La montée des tensions puis l’éclatement de la guerre en Ukraine ont provoqué une crise énergétique majeure en Europe, rappelant les mauvais jours des chocs pétroliers des années 1970. En France, cette situation s’est doublée d’un malencontreux hasard de calendrier, puisque la moitié environ du parc électronucléaire aura été indisponible cette année pour diverses raisons de maintenance, plus ou moins anticipables.
Les ménages et les entreprises de France et d’Europe se retrouvent donc en proie à une inflation soudaine des prix de l’énergie et face à un risque sérieux de pénurie au tournant de cet hiver. Si rien n’est fait, les anticipations actuelles laissent même craindre une nouvelle envolée en 2023 par rapport à 2022.
Au plus mauvais moment
Dans ce contexte tendu, le fonctionnement du marché européen de l’électricité a très vite été désigné comme un fardeau particulièrement lourd pour les entreprises et les ménages français, les contraignant en quelque sorte à partager avec leurs voisins les mérites du nucléaire – dont les usagers français ont soutenu l’investissement pendant de longues années –, et surtout à prendre une part imméritée au tribut que représente désormais en Europe le prix du gaz, et de l’électricité fabriquée à partir de gaz.
La tentation devenait grande, dans la presse comme à l’Assemblée, de proposer une sortie du marché européen de l’électricité.

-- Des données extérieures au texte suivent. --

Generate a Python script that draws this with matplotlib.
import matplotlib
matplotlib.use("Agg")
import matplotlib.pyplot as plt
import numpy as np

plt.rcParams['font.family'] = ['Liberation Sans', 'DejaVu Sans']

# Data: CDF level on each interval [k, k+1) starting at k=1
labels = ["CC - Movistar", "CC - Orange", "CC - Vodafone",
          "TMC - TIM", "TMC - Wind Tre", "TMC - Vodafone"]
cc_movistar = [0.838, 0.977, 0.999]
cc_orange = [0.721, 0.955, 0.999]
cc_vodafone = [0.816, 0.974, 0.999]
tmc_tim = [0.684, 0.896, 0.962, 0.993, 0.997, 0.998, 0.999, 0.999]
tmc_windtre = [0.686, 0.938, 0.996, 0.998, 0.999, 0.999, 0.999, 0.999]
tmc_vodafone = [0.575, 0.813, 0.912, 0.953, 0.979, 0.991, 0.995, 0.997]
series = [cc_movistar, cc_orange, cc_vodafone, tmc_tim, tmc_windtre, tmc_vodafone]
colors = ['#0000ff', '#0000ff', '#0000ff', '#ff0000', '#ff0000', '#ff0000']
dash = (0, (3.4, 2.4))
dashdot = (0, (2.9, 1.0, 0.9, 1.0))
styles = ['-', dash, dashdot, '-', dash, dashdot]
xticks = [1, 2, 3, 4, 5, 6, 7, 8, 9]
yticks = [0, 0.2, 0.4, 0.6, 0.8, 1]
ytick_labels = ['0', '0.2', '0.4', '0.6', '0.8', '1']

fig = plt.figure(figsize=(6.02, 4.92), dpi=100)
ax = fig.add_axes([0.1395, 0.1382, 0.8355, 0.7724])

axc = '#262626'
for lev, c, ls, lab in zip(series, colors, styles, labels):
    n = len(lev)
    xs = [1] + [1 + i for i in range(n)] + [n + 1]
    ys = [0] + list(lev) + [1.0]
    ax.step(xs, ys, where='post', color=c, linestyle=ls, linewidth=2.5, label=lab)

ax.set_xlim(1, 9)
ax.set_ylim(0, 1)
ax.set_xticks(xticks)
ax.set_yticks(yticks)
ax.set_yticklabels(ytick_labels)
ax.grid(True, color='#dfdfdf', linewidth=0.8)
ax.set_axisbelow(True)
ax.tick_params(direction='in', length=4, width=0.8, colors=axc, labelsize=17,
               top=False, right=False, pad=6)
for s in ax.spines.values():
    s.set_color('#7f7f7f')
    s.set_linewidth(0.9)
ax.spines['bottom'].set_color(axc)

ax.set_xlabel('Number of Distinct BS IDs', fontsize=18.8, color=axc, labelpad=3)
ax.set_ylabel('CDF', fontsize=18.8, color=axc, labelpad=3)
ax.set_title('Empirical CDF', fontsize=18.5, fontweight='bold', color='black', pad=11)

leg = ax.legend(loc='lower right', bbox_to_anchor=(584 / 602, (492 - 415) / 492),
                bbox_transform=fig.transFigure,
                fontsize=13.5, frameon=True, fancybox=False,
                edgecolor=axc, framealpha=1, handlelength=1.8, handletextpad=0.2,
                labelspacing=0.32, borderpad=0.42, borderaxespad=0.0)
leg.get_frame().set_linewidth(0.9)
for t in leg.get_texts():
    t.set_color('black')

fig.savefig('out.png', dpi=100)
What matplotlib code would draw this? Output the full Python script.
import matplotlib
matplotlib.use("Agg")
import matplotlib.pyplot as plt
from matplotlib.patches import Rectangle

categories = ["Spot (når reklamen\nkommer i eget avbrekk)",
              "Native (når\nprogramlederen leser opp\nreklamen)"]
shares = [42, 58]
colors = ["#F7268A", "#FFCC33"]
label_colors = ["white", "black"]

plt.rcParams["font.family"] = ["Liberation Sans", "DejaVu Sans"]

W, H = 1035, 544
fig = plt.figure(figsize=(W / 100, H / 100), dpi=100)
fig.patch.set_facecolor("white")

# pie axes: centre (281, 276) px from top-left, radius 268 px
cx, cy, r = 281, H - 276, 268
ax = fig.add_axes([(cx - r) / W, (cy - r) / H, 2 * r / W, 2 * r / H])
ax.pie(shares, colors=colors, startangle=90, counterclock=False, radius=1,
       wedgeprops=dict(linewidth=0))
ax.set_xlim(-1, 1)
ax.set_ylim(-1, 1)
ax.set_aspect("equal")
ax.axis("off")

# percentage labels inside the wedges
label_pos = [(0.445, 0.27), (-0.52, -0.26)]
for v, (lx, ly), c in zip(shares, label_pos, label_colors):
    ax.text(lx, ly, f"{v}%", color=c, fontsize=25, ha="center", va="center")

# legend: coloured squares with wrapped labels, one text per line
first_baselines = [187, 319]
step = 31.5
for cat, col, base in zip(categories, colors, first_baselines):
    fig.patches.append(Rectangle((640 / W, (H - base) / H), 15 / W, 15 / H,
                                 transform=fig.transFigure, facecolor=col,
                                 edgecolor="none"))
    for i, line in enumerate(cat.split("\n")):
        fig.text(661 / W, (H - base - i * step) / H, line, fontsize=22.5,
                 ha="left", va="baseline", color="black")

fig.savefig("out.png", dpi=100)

Pourtant, comme le montre une étude de La Fabrique de l’industrie à paraître en novembre, les faits ne plaident pas pour une décision si radicale ; ils invitent plutôt à une réforme en profondeur du marché européen de l’électricité.

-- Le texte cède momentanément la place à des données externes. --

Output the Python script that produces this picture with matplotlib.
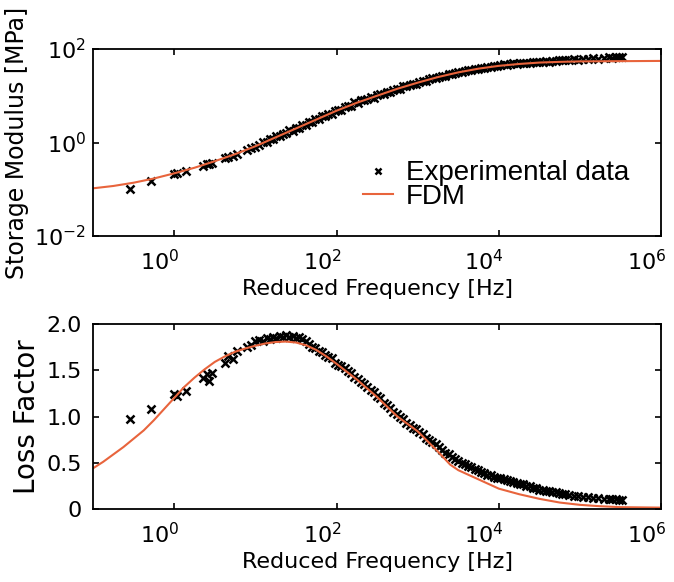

En effet, l’envolée de la facture énergétique des industriels français en 2022 aura relevé pour moitié de problèmes domestiques et notamment de l’indisponibilité du parc nucléaire. Disons-le franchement : les ménages comme les entreprises se seraient bien passés de ce particularisme tombant au plus mauvais moment, et qu’il était sans doute possible d’éviter. Sans possibilité d’importer de l’électricité en provenance de nos voisins, la situation aurait été plus pénalisante encore.
D’autant plus que le doublement de la facture énergétique des entreprises industrielles observé en un an – ce qui est considérable – n’est pas lié à l’interconnexion des marchés européens. Cette interconnexion est même plutôt un atout, à la fois une source de résilience en cas de pénurie et un gisement d’exportations dans les meilleurs jours, qu’il serait mal avisé de remettre en cause.